Even less successful is the effort to try and explain why Speck became a killer. The scenes from his past do not come together to create anything close to a psychological profile that would constitute such an explanation. Speck had been arrested previously for burglary and stabbing, as well as having been a suspect in a rape, a beating death, the disappearance of three women, and the murders of four other women. I do not know the specifics, so it could be just a case of Speck become a suspect for every unsolved crime with any similarity to what happened in Chicago after he was caught. Still, the question of whether the murder of the student nurses was the culmination of his career as a serial killer or more of a massive one-time explosion would strike me as being pertinent. However, that is not part of Feifer's agenda and is probably too lofty a goal for a low-budget movie filmed in just 10 days.

Connecting the dots to form a coherent picture becomes infinitely more difficult when you take into account the bizarre video of Speck in prison, recreated in the film, sporting female-like breasts grown from smuggled hormones and boasting, "If they only knew how much fun I was having, they'd turn me loose." The quote appears at the start of the film, out of context, and then again at the end, I think the line is privileged as explaining Speck, when it does no such thing.

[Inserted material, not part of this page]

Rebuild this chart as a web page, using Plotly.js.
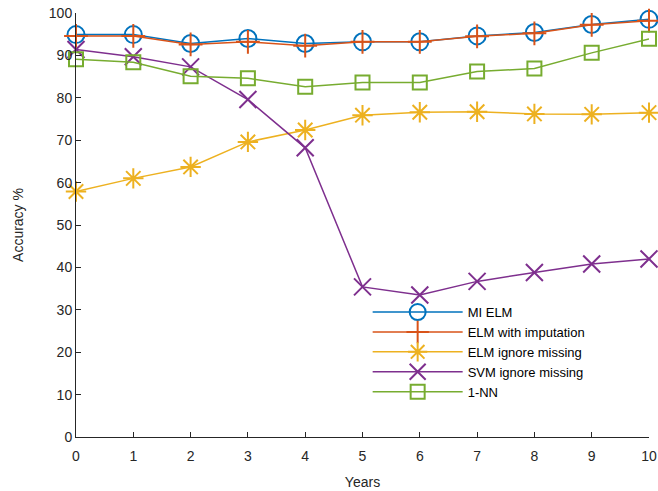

The incongruity of seeing Speck on that video, snorting cocaine and parading around in women's panties, as the man who raped and slaughtered these young women as depicted in this film, is simply too great despite a valiant effort by Nemec. When this film ends all you can do is dismiss Speck as a freak and flush him from your mind, wishing that this film had made his victims more memorable (and not so nameless). It may just be that no matter how great of a number you multiply by zero, in the end all you get is zero.